10th of October 2016 jewellery diplomas students were stripped of government funding (along with 477 other courses), few students can afford cost. This was only other major source of funding for the Tafe jewellery workshops.

With over 90% of real jewellers workshops closed there are very few apprentices, Tafe’s have even been combining different apprentice years into one class. But now with such little use of Tafe workshops the argument to close these and cancel the jeweller apprentice’s scheme just got a lot stronger.

Pic 1. Report of government’s announcement on the 10.10.16 to cancel jewellery diplomas funding.

Since the 70’s jewellery resellers tried to look like real jewellers, often claiming to have workshops and jewellers, some sales people became good a faking bring a jeweller, it worked and fake jewellers vastly outnumber real jewellers. See Buyer Beware- Fake jewellers, what are you really buying.
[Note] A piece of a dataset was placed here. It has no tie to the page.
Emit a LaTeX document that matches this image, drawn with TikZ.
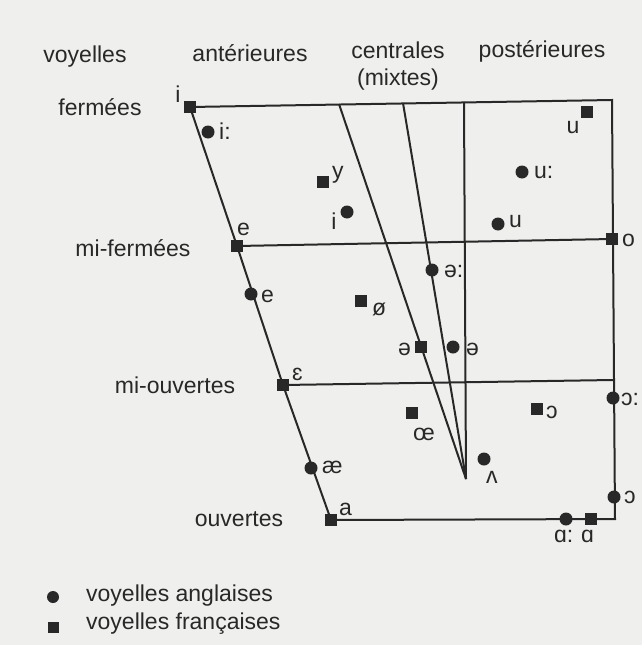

The continuing rise of Chain stores, Buying groups and Company jewellers (often with several brands and many bought out independents, some own over 160 shops).

CAD (computer aided design) meant jewellers were not required anymore, even for custom made.

The internet has bought into everyone homes the scams, which in the past only affected tourist. For certain dealers it’s awesome they clear goods rejected by the industry at top dollar.

Today about 99% of jewellery is factory made in Asia (mostly China and India). Since 2000 the majority of high end, exclusive and designer jewellers have turned to these factories make most or all their stock and custom made.

We have seen dozens unethical ways they save costs, some only save $1 – $2 but caused a $12,000 ring to continually crack and crumble. Many others can save 30% – 90%. 2 rings stamped 18ct but were only 6ct gold (see Buyer beware – Under carat gold).

Few ethical jeweller can compete, many have closed or sold up. Others turned away from quality for the enticing profits and an alternative to closure.

The irony is today before writing this I had an e-mail from a young person wishing to know how to become a jeweller. Ringleaders has had many apprentices over the years, but it takes years for each ones and we receive dozens of request each year.